=== EXTRACTED MATERIAL ===

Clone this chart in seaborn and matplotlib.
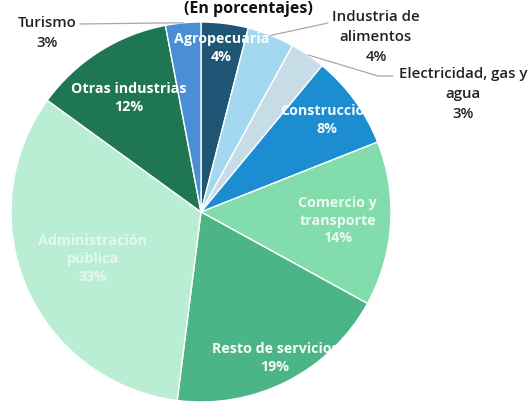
import numpy as np
import matplotlib
matplotlib.use("Agg")
import matplotlib.pyplot as plt
import seaborn as sns

# ---- data ----
sectors = ["Agropecuaria", "Industria de\nalimentos", "Electricidad, gas y\nagua",
           "Construcción", "Comercio y\ntransporte", "Resto de servicios",
           "Administración\npública", "Otras industrias", "Turismo"]
shares = [4, 4, 3, 8, 14, 19, 33, 12, 3]
inside = [True, False, False, True, True, True, True, True, False]

colors = ["#1f5675", "#a3d8f0", "#c6dde8", "#1c8dd0", "#82dcab",
          "#4cb588", "#b9eed4", "#1f7652", "#4a8ed6"]

sns.set_theme(style="white")
plt.rcParams["font.family"] = ["Open Sans", "DejaVu Sans"]

W, H = 532, 403
fig = plt.figure(figsize=(W / 100, H / 100), dpi=100)
cx, cy, R = 201, 212, 190
ax = fig.add_axes([(cx - R) / W, (H - cy - R) / H, 2 * R / W, 2 * R / H])

wedges, _ = ax.pie(shares, colors=colors, startangle=90, counterclock=False,
                   radius=1.0, wedgeprops=dict(edgecolor="#ffffff", linewidth=1.0))
ax.set_xlim(-1, 1)
ax.set_ylim(-1, 1)
ax.set_aspect("equal")
ax.axis("off")

# inside labels
label_r = [0.87, None, None, 0.82, 0.72, 0.86, 0.62, 0.71, None]
text_alpha = [1, 1, 1, 0.95, 0.85, 0.95, 0.6, 1, 1]
total = sum(shares)
cum = 0
mids = []
for s in shares:
    mids.append(90 - 360 * (cum + s / 2) / total)
    cum += s

for i, (name, val) in enumerate(zip(sectors, shares)):
    if not inside[i]:
        continue
    a = np.deg2rad(mids[i])
    r = label_r[i]
    ax.text(r * np.cos(a), r * np.sin(a), f"{name}\n{val}%", ha="center", va="center",
            color="white", alpha=text_alpha[i], fontsize=10.3, fontweight="bold",
            linespacing=1.35)

# outside labels with leader lines
def px2d(px, py):
    return ((px - cx) / R, (cy - py) / R)

outside_pos = {1: (376, 37), 2: (463, 94), 8: (47, 33)}
line_mid = {1: None, 2: (378, 76), 8: (160, 23)}
line_end = {1: (328, 23), 2: (393, 76), 8: (80, 24)}
for i in [1, 2, 8]:
    a = np.deg2rad(mids[i])
    tx, ty = px2d(*outside_pos[i])
    ax.text(tx, ty, f"{sectors[i]}\n{shares[i]}%", ha="center", va="center",
            color="#222222", fontsize=10.8, fontweight="semibold", linespacing=1.55,
            clip_on=False)
    ex, ey = np.cos(a), np.sin(a)
    xs, ys = [ex], [ey]
    if line_mid[i] is not None:
        mx, my = px2d(*line_mid[i])
        xs.append(mx)
        ys.append(my)
    lx, ly = px2d(*line_end[i])
    xs.append(lx)
    ys.append(ly)
    ax.plot(xs, ys, color="#a8a8a8", lw=0.9, clip_on=False)

fig.text(248 / W, 1 - 13 / H, "(En porcentajes)", ha="center", va="baseline",
         fontsize=11.5, fontweight="bold", color="#111111")

fig.savefig("out.png", dpi=100)
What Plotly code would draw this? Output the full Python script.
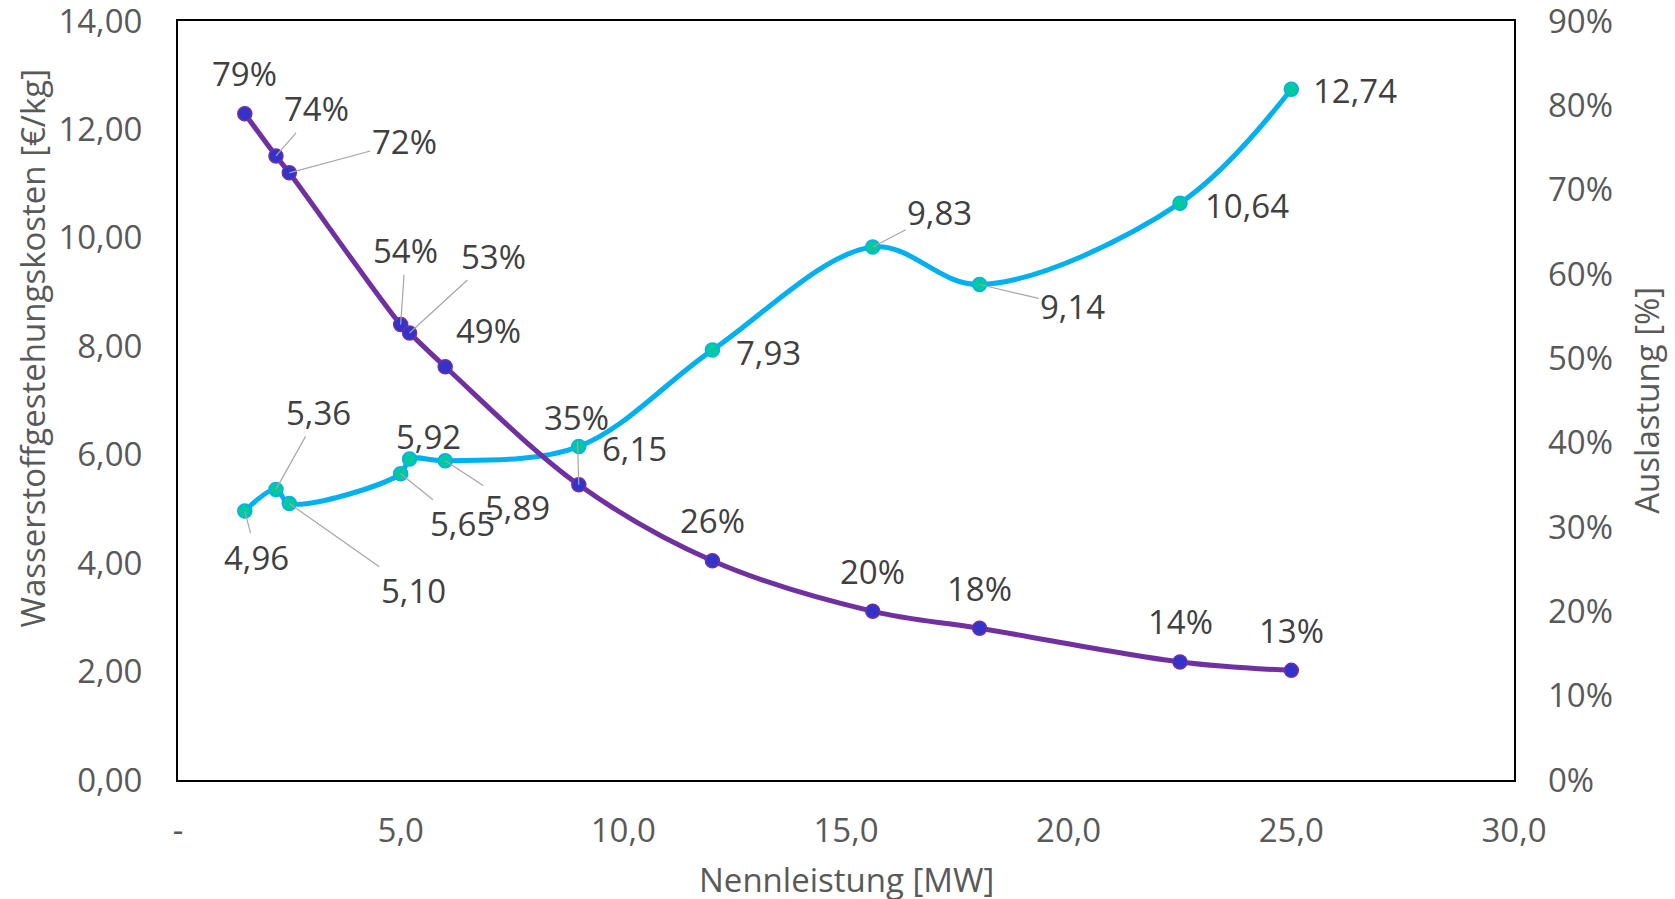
import plotly.graph_objects as go

# ---- data ----
leistung_mw = [1.5, 2.2, 2.5, 5.0, 5.2, 6.0, 9.0, 12.0, 15.6, 18.0, 22.5, 25.0]
kosten_eur_kg = [4.96, 5.36, 5.10, 5.65, 5.92, 5.89, 6.15, 7.93, 9.83, 9.14, 10.64, 12.74]
auslastung = [0.79, 0.74, 0.72, 0.54, 0.53, 0.49, 0.35, 0.26, 0.20, 0.18, 0.14, 0.13]
x_tickvals = [0, 5, 10, 15, 20, 25, 30]
x_ticktext = ["-", "5,0", "10,0", "15,0", "20,0", "25,0", "30,0"]

# ---- label styling (pixel offsets of labels, leader line flag) ----
cost_off = [(12, 46, True), (43, -77, True), (124, 87, True), (62, 50, True), (19, -23, False),
            (72, 47, True), (56, 2, False), (56, 2, False), (67, -35, True), (93, 22, True),
            (67, 2, False), (64, 1, False)]
util_off = [(0, -40, False), (41, -47, True), (115, -31, True), (5, -74, True), (84, -77, True),
            (43, -36, False), (-2, -67, True), (0, -40, False), (0, -40, False), (0, -40, False),
            (0, -40, False), (0, -40, False)]

FONT = "Open Sans"
TICK_COLOR = "#595959"
LABEL_COLOR = "#404040"
FS = 33

fig = go.Figure()
fig.add_trace(go.Scatter(
    x=leistung_mw, y=kosten_eur_kg, mode="lines+markers", yaxis="y",
    line=dict(color="#00B0F0", width=5, shape="spline", smoothing=1),
    marker=dict(size=14, color="#00C8A0", line=dict(color="#00B0F0", width=1.5)),
    showlegend=False))
fig.add_trace(go.Scatter(
    x=leistung_mw, y=auslastung, mode="lines+markers", yaxis="y2",
    line=dict(color="#7030A0", width=5, shape="spline", smoothing=1),
    marker=dict(size=14, color="#3333CC", line=dict(color="#7030A0", width=1.5)),
    showlegend=False))

annotations = []
for x, v, (dx, dy, lead) in zip(leistung_mw, kosten_eur_kg, cost_off):
    annotations.append(dict(
        x=x, y=v, xref="x", yref="y", text=f"{v:.2f}".replace(".", ","),
        showarrow=True, arrowhead=0, standoff=0, ax=dx, ay=dy,
        arrowwidth=1.2, arrowcolor="#A6A6A6" if lead else "rgba(0,0,0,0)",
        font=dict(family=FONT, size=FS, color=LABEL_COLOR)))
for x, v, (dx, dy, lead) in zip(leistung_mw, auslastung, util_off):
    annotations.append(dict(
        x=x, y=v, xref="x", yref="y2", text=f"{round(v * 100)}%",
        showarrow=True, arrowhead=0, standoff=0, ax=dx, ay=dy,
        arrowwidth=1.2, arrowcolor="#A6A6A6" if lead else "rgba(0,0,0,0)",
        font=dict(family=FONT, size=FS, color=LABEL_COLOR)))

# axis titles
annotations.append(dict(text="Wasserstoffgestehungskosten [€/kg]", xref="paper", yref="paper",
                        x=-0.109, y=0.569, textangle=-90, showarrow=False, xanchor="center", yanchor="middle",
                        font=dict(family=FONT, size=FS, color=TICK_COLOR)))
annotations.append(dict(text="Auslastung [%]", xref="paper", yref="paper",
                        x=1.099, y=0.5, textangle=-90, showarrow=False, xanchor="center", yanchor="middle",
                        font=dict(family=FONT, size=FS, color=TICK_COLOR)))
annotations.append(dict(text="Nennleistung [MW]", xref="paper", yref="paper",
                        x=0.5, y=-0.131, showarrow=False, xanchor="center", yanchor="middle",
                        font=dict(family=FONT, size=FS, color=TICK_COLOR)))

fig.update_layout(
    width=1675, height=899,
    margin=dict(l=178, r=161, t=21, b=119, autoexpand=False),
    paper_bgcolor="white", plot_bgcolor="white",
    separators=",.",
    font=dict(family=FONT, size=FS, color=TICK_COLOR),
    xaxis=dict(range=[0, 30], tickvals=x_tickvals, ticktext=x_ticktext, showgrid=False, zeroline=False,
               showline=True, linecolor="black", linewidth=2, mirror=True, ticks="",
               ticklabelstandoff=20, ticklabeloverflow="allow", automargin=False,
               tickfont=dict(family=FONT, size=FS, color=TICK_COLOR)),
    yaxis=dict(range=[0, 14], dtick=2, tickformat=".2f", showgrid=False, zeroline=False,
               showline=True, linecolor="black", linewidth=2, mirror=True, ticks="",
               ticklabelstandoff=27, ticklabeloverflow="allow", automargin=False,
               tickfont=dict(family=FONT, size=FS, color=TICK_COLOR)),
    yaxis2=dict(range=[0, 0.9], dtick=0.1, tickformat=".0%", overlaying="y", side="right",
                showgrid=False, zeroline=False, showline=False, ticks="",
                ticklabelstandoff=33, ticklabeloverflow="allow", automargin=False,
                tickfont=dict(family=FONT, size=FS, color=TICK_COLOR)),
    annotations=annotations,
)

fig.write_html("out.html", config={"displayModeBar": False},
               post_script="document.body.style.margin='0px';")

===

■ WHAT IS EXPECTED ■
Give only the number of lines in the data that hold the word "matplotlib".

■ EXERCISE OUTPUT ■
4